Par désespoir plus que par conviction
Quartier de la Rose des Vents, au nord de la ville. Ici se dresse la cité des 3 000 où vit un tiers des Aulnaysiens. C’est un de ces grands ensembles érigés dans les années 70, où l’abstention est historiquement massive. C’est au-dessus d’un commissariat qui a fermé depuis plusieurs années que Nabil, 28 ans, a grandi. Attablé à un café du centre commercial du Galion, le seul lieu de vie du quartier, il évoque l’abstention, qui a encore une fois battu des records : “On ne va pas se mentir, on s’en fiche un peu des départementales chez nous. On ne se mobilise vraiment que pour les municipales ou les présidentielles. Dans nos quartiers, la conscience politique n’est pas encore développée.” Aulnay-sous-Bois fait partie des six villes du département que la droite a reprisà la gauche aux municipales de 2014. “Il faut dire qu’on a plus voté contre Nicolas Sarkozy que par adhésion à François Hollande, nuance Nabil. Ni le Président, au niveau national, ni le maire d’Aulnay (Gérard Ségura – ndlr) n’ont répondu à nos attentes. Du coup, aux dernières municipales, les quartiers nord ne sont pas allés voter et c’est le candidat de droite (Bruno Beschizza) qui l’a emporté.” A l’époque, l’abstention a culminé à 43,43 % à Aulnay, contre 36,45 % au niveau national.
A l’extrémité du département, une fois passées les tours désaffectées de Clichy-sous-Bois, en attente de démolition, se cache la commune de Montfermeil. Une petite ville où se mêlent zones pavillonnaires et cités HLM et où l’issue du scrutin pourrait bien décider de la bascule en bleu du conseil général. Henri, 73 ans, est sorti comme à son habitude pour acheter ses légumes et son poisson. Installé depuis quatre ans dans cette ville “où le loyer est moins cher”, il s’est inscrit pour la première fois sur les listes électorales l’année dernière. Avec émotion, il parle des difficultés qu’il a pour vivre avec une retraite d’à peine 700 euros. Quand vient la question du vote, il s’arrête soudainement et cherche ses mots. Ses yeux bleus embués de larmes, Henri évoque “l’indifférence” qu’il ressent de la part des élus : “Ils n’en ont rien à faire de nous, nous ne sommes pas grand-chose à leurs yeux.” A ses côtés, Sarah, 76 ans, une voisine d’origine espagnole, partage sa tristesse : “Je suis pessimiste quant à l’avenir de mes petits-enfants. Ça fait trop longtemps qu’on se sent abandonnés ici. Ce serait peut-être bien que la droite l’emporte”, finit-elle par avouer. Par désespoir plus que par réelle conviction, comme beaucoup ici.

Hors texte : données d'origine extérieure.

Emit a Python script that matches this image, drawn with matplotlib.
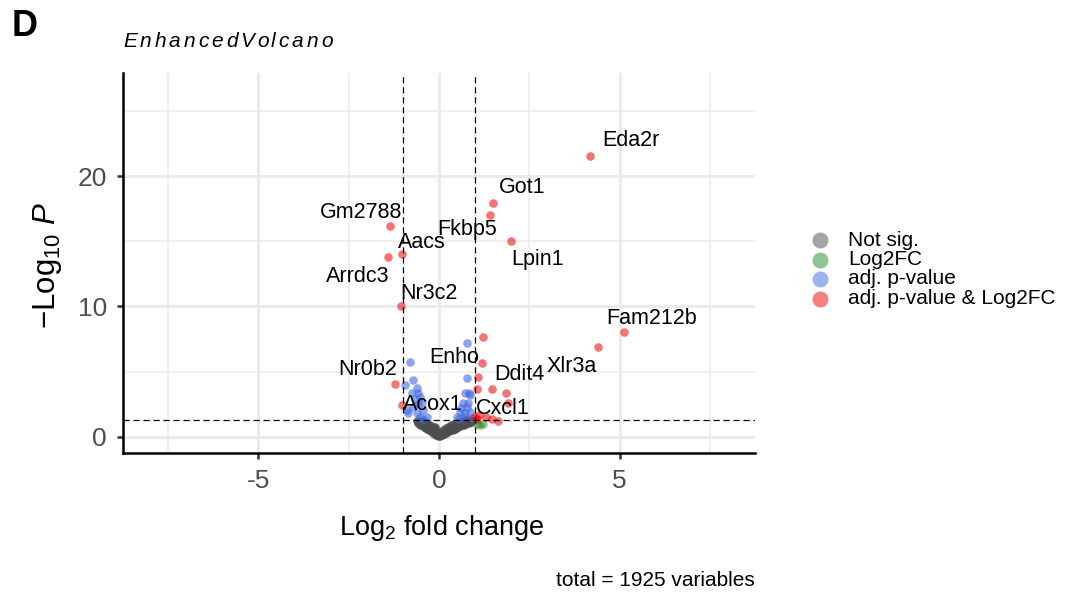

Au soir du premier tour, la gauche évite la bérézina annoncée. L’alliance UMP-UDI est éliminée dans sept des vingt et un cantons du département. Trois zones détermineront très probablement la future couleur du département : Bobigny-Noisy-le-Sec, Bondy et Sevran-Villepinte. Lorsque les socialistes ont pris le département en 2008, l’une de leurs premières initiatives avait été de remplacer la moquette rouge vif posée quelques années plus tôt par un responsable communiste dans les bureaux du conseil général. La moquette sera-t-elle toujours rose au lendemain du second tour des départementales ? Réponse le 29 mars.